Last Updated on Thursday, 30 May 2024, 22:48 by Writer
By Dr Randy Persaud
Critics like Dr Henry Jeffrey do not find good in anything the PPP does. They have a default position of tearing down genuine efforts aimed at socio-economic development and political change. Ironically, these same critics, wail night and day about the need to move the country forward.
The latest iteration of the signature opposition wail surfaced in the media where Henry Jeffrey makes a valiant attempt to trash President Irfaan Ali’s outreach in Linden and surrounding areas. Jeffrey incites the extraordinary imaginary that President Ali’s visit to Linden was “attempting to wipe out and suppressing ethnic political parties” (sic) in Linden (KN 5.29/2024). The only factually sound aspect of Jeffrey’s charge is, by implication, that the PNCR-led APNU, but especially the PNCR, is a party based solely on ethnicity.
Jeffrey has a Manichean worldview, whereby the world (in this case Guyanese society) is constituted through static dichotomies that are structural, and relations of competition that are implacable in form, and zero-sum in outcomes. In Henry Jeffrey’s political and social order, relations of domination are the only lenses through which we can make sense of Guyana. As usual, Jeffrey is wrong. I was on that outreach and can tell you that rather than the doom and gloom offered by Jeffrey, residents up the Demerara River and at Linden-MacKenzie, came out in their numbers to engage in meaningful discussions about their challenges, their needs, and their own vision for their communities.
President Ali and his team, including Minister Zulfikar Mustapha, met with residents at Sand Hills, Low Wood, Susana’s Rust, and Dora. The president responded to numerous requests on the spot.
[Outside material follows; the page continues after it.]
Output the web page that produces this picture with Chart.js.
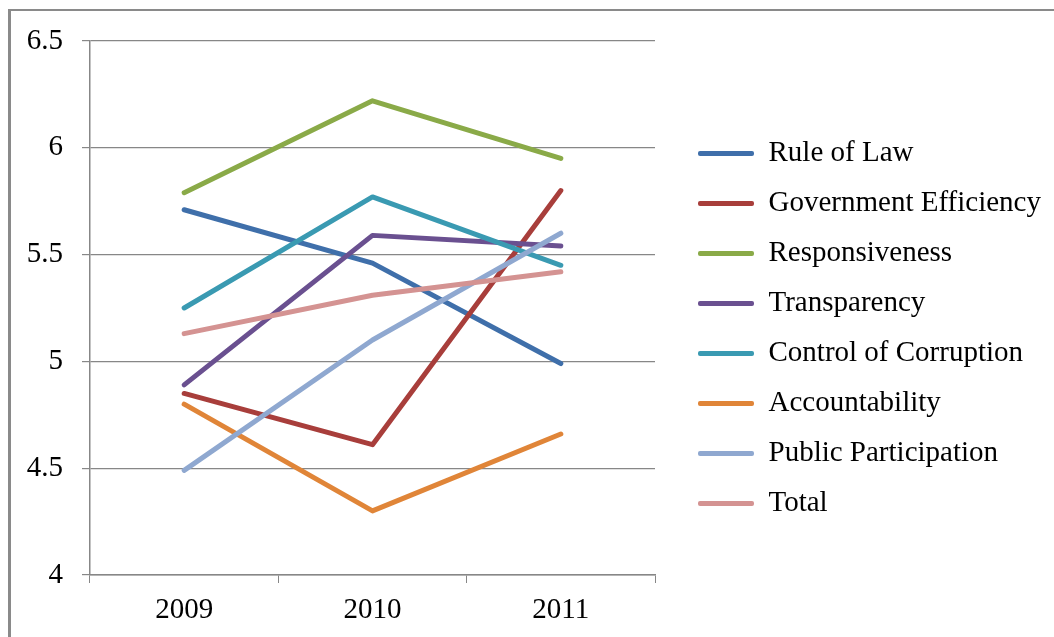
<!DOCTYPE html>
<html lang="en">
<head>
    <meta charset="UTF-8">
    <title>Governance Indicators 2009-2011</title>
    <script src="https://cdn.jsdelivr.net/npm/chart.js"></script>
    <style>
        html, body { margin: 0; padding: 0; background: #fff; }
        #wrap { position: absolute; left: 0; top: 0; width: 1054px; height: 637px; }
    </style>
</head>
<body>
<div id="wrap"><canvas id="chart"></canvas></div>
<script>
    var years = ["2009", "2010", "2011"];
    var seriesNames = ["Rule of Law", "Government Efficiency", "Responsiveness", "Transparency",
        "Control of Corruption", "Accountability", "Public Participation", "Total"];
    var ruleOfLaw = [5.71, 5.46, 4.99];
    var govEfficiency = [4.85, 4.61, 5.80];
    var responsiveness = [5.79, 6.22, 5.95];
    var transparency = [4.89, 5.59, 5.54];
    var controlCorruption = [5.25, 5.77, 5.45];
    var accountability = [4.80, 4.30, 4.66];
    var publicParticipation = [4.49, 5.10, 5.60];
    var total = [5.13, 5.31, 5.42];

    var allValues = [ruleOfLaw, govEfficiency, responsiveness, transparency,
        controlCorruption, accountability, publicParticipation, total];
    var colors = ["#3F6FAA", "#A83E3B", "#8AAA48", "#6A5090", "#3A9AB2", "#E08538", "#8FA8D0", "#D49392"];

    var fontFamily = "'Liberation Serif', 'Times New Roman', serif";
    var gridColor = "#878787";

    var datasets = [];
    for (var i = 0; i < seriesNames.length; i++) {
        datasets.push({
            label: seriesNames[i],
            data: allValues[i],
            borderColor: colors[i],
            backgroundColor: colors[i],
            borderWidth: 5,
            borderJoinStyle: "round",
            borderCapStyle: "round",
            pointRadius: 0,
            tension: 0,
            order: -i
        });
    }

    // frame lines at the top and left, and legend placement
    var framePlugin = {
        id: "frame",
        beforeInit: function(chart) {
            var fit = chart.legend.fit;
            chart.legend.fit = function() {
                fit.call(this);
                this.width = 399;
            };
        },
        afterLayout: function(chart) {
            var lg = chart.legend;
            lg.left += 22; lg.right += 22;
            lg.top += 77; lg.bottom += 77;
        },
        afterDraw: function(chart) {
            var ctx = chart.ctx;
            ctx.save();
            ctx.strokeStyle = "#8a8a8a";
            ctx.lineWidth = 3;
            ctx.beginPath();
            ctx.moveTo(9.5, 9);
            ctx.lineTo(9.5, 637);
            ctx.stroke();
            ctx.lineWidth = 2;
            ctx.beginPath();
            ctx.moveTo(8, 10);
            ctx.lineTo(1054, 10);
            ctx.stroke();
            ctx.restore();
        }
    };

    new Chart(document.getElementById("chart"), {
        type: "line",
        data: { labels: years, datasets: datasets },
        options: {
            responsive: true,
            maintainAspectRatio: false,
            animation: false,
            layout: { padding: { top: 41, left: 0, right: 0, bottom: 0 } },
            plugins: {
                tooltip: { enabled: false },
                legend: {
                    position: "right",
                    align: "start",
                    labels: {
                        color: "#000",
                        font: { family: fontFamily, size: 29 },
                        boxWidth: 56,
                        boxHeight: 5,
                        padding: 21,
                        useBorderRadius: true,
                        borderRadius: 2,
                        generateLabels: function(chart) {
                            var items = Chart.defaults.plugins.legend.labels.generateLabels(chart);
                            items.sort(function(a, b) { return a.datasetIndex - b.datasetIndex; });
                            items.forEach(function(it) { it.lineWidth = 0; });
                            return items;
                        }
                    }
                }
            },
            scales: {
                x: {
                    offset: true,
                    afterFit: function(scale) { scale.height = 62; },
                    grid: {
                        offset: true,
                        drawOnChartArea: false,
                        color: gridColor,
                        tickLength: 8
                    },
                    border: { color: gridColor, width: 1.5 },
                    ticks: {
                        color: "#000",
                        padding: 10,
                        font: { family: fontFamily, size: 29 }
                    }
                },
                y: {
                    min: 4,
                    max: 6.5,
                    afterFit: function(scale) { scale.width = 90; },
                    grid: { color: gridColor, lineWidth: 1.2, tickLength: 8 },
                    border: { color: gridColor, width: 1.5 },
                    ticks: {
                        stepSize: 0.5,
                        color: "#000",
                        padding: 19,
                        font: { family: fontFamily, size: 29 },
                        callback: function(value) { return String(value); }
                    }
                }
            }
        },
        plugins: [framePlugin]
    });
</script>
</body>
</html>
He outlined specific and actionable plans for agriculture, with emphasis on drainage, shade houses, 25 acres plots for communal farming, improve farm to market transportation coordination, health centers including staff, community security, and perhaps most of all, education opportunities for the children of these communities.
The engagement in Linden-MacKenzie had the unique stamp of President Ali. He mixed and mingled on the lighter side of things, but was also focused on the needs, requests, and suggestions of the community. Linden-MacKenzie will not be the same place a few years from now. It will become of major hub for development, and a springboard to vast swathes of the Guyanese hinterland.
Another doom and gloom piece surfaces from Roysdale Forde, (KN, 5/26/2024) in which this challenger to Norton’s leadership, (SN 3/24/2024) simply recites a lengthy list of ill-founded and brutally partisan charges against the PPP. Forde takes aim at General Secretary Jagdeo’s observation that the PPP is the only national party in Guyana. It’s a bad aim, and Forde misses the target by miles. He does offer a single meaningful rebuttal to the rightful claim that the PPP is the only national party in the country.
The PNC cannot claim to be a legitimate national party because it does not fulfill any of the following requirements: (1) a commitment to holding free and fair elections; (2) a party with broad demographic base along ethnic lines; (3) a party that has a development plan that aims at lifting all boats rather than that of a narrow ethno-political constituency; (4) a party that employs politics discourses that uplift and empower good citizenship, rather than one of divisiveness, violence, and perpetual doom and gloom.
On the issue of a commitment to free and fair elections, both Forde and Jeffrey ought to focus on facilitating a clean election at the upcoming PNCR congress. The air is near saturation point with suspicion of an impending electoral disaster. Many senior PNCR comrades have stated their profound disgust with the current electoral arrangements. Distrust runs deep, and no one can be blamed for believing that the signature quality of the PNCR, namely, election rigging, will be the dominant story after the congress.
Both Dr. Jeffrey and Mr. Forde are wrong in their assessment of the current PPPC administration. They should be concerned that their own criticisms are unimaginably short of the empirics to sustain their claims. They are advised to make claims that can survive basic empirical scrutiny. Hot air won’t do.
Dr. Randy Persaud is an advisor at the Office of the President.